La coalition pour la gestion commune de la Res publica conclue entre le Front commun pour le Congo (FCC) et le Cap pour le changement (Cach) évolue tant bien que mal nonobstant les derniers soubresauts ayant failli emporter la digue. Une coalition qui ne tient plus que par la volonté de deux hommes, Félix Tshisekedi et Joseph Kabila, jusqu’à ce jour partenaires dans une coalition qui contient curieusement les ingrédients d’une cohabitation qui ne dit pas son nom.
Malgré moult incidents de parcours créés par leurs regroupements politiques respectifs, ces deux leaders maintiennent néanmoins le cap en soufflant le chaud et le froid dans un deal qui ne leur offre pas suffisamment de possibilité d’affranchissement. Au-delà des apparences qu’ils veulent sauver, la coalition souffre dans son évolution à cause de l’hypocrisie et du manque de franchise du FCC qui ne cesse de tirer la couverture de son côté au mépris des principes censés guider une coalition. Avec une majorité confortable à la chambre basse du Parlement, en plus d’avoir dans son giron les provinces, le FCC vient de rééditer l’exploit au Sénat en plaçant au perchoir de l’institution, Alexis Thambwe Mwamba, réputé incarner la ligne pure et dure de la « Kabilie ».
Cette frénésie boulimique du FCC procède d’un plan savamment monté par ses stratèges, à en croire des indiscrétions. Vis-à-vis d’un chef de l’État qui ne lui rassure guère et dont les propos de déboulonnage du « système Kabila » est pris très au sérieux par ceux à qui ils sont destinés, le FCC veut s’aménager, d’ores et déjà, un espace de sécurisation pour se mettre à l’abri d’un éventuel tsunami. Ainsi, le Parlement se présente comme le meilleur endroit pour contrer, à tout moment, le dessein nourri par Félix Tshisekedi. D’où sa mainmise sur les deux chambres du Parlement, quitte à riposter éventuellement en brandissant le spectre des poursuites et de mise en accusation du chef de l’État conformément à l’article 165 de la Constitution, soutiennent nombre d’analystes.
Un projet qui, au terme de la loi fondamentale, ne peut se matérialiser que si la décision requiert la majorité de deux tiers des membres du Parlement composant le congrès (art.166). Une manière pour le FCC de riposter à l’épouvantail de la dissolution par le chef de l’État de l’Assemblée nationale (art.148) que ne cesse de brandir ses partisans. Du berger à la bergère, dirait-on.

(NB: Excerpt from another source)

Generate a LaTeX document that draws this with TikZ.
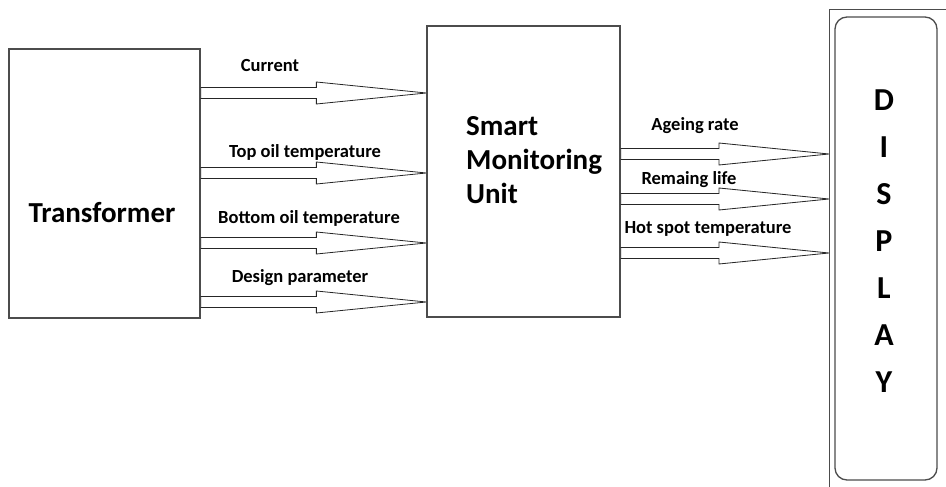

Il y a également anguille sous roche, à considérer l’obstination du FCC à avoir dans son escarcelle le ministère de la Justice, comme pour dire que tout se tient. Entre-temps, les hommes de Joseph Kabila sont pressentis, dans le prochain gouvernement, aux commandes des postes-clés de l’appareil sécuritaire, judiciaire et économique du pays, avec une mainmise importante sur les intérêts miniers congolais, à en croire des indiscrétions. Comme quoi, la méfiance ressentie de part et d’autre continue à réguler cette association de circonstance qui n’a de coalition que de nom.
Pérenniser la « Kabilie »
À la fin, ce qui importe pour le FCC, c’est de pérenniser le « système Kabila » en garantissant son hégémonie sur la scène politique. En réalité, tout est mis en place pour tenir en respect le chef de l’État que l’on veut réduire à sa plus simple expression, révèlent des informations de coulisse. En somme, avancent certains analystes, la « Kabilie » veut s’offrir la possibilité de peser sur la donne politique avec les deux chambres législatives aux ordres qui pourraient, si nécessaire, modifier les lois et permettre un éventuel retour aux affaires de l’ex-président devenu sénateur à vie. Très minoritaire en sièges au Sénat et à l’Assemblée nationale, le Cach assiste impuissant à la mise en place de ce projet funeste.
Face à l‘évidence, et en lieu et place d’une résignation suicidaire, le regroupement politique de Félix Tshisekedi devrait lorgner à présent vers ce que les praticiens du droit qualifient de « majorité de fait », celle qui siège dans l’hémicycle et qui est à la fois dynamique et mouvante, car elle est soumise de manière permanente aux pressions externes et internes du Parlement. C’est cette majorité parlementaire migratoire composée des députés indépendants d’esprit, pense-t-on, qui va certainement constituer un soutien indéniable aux différents projets du président de la République, Félix Tshisekedi.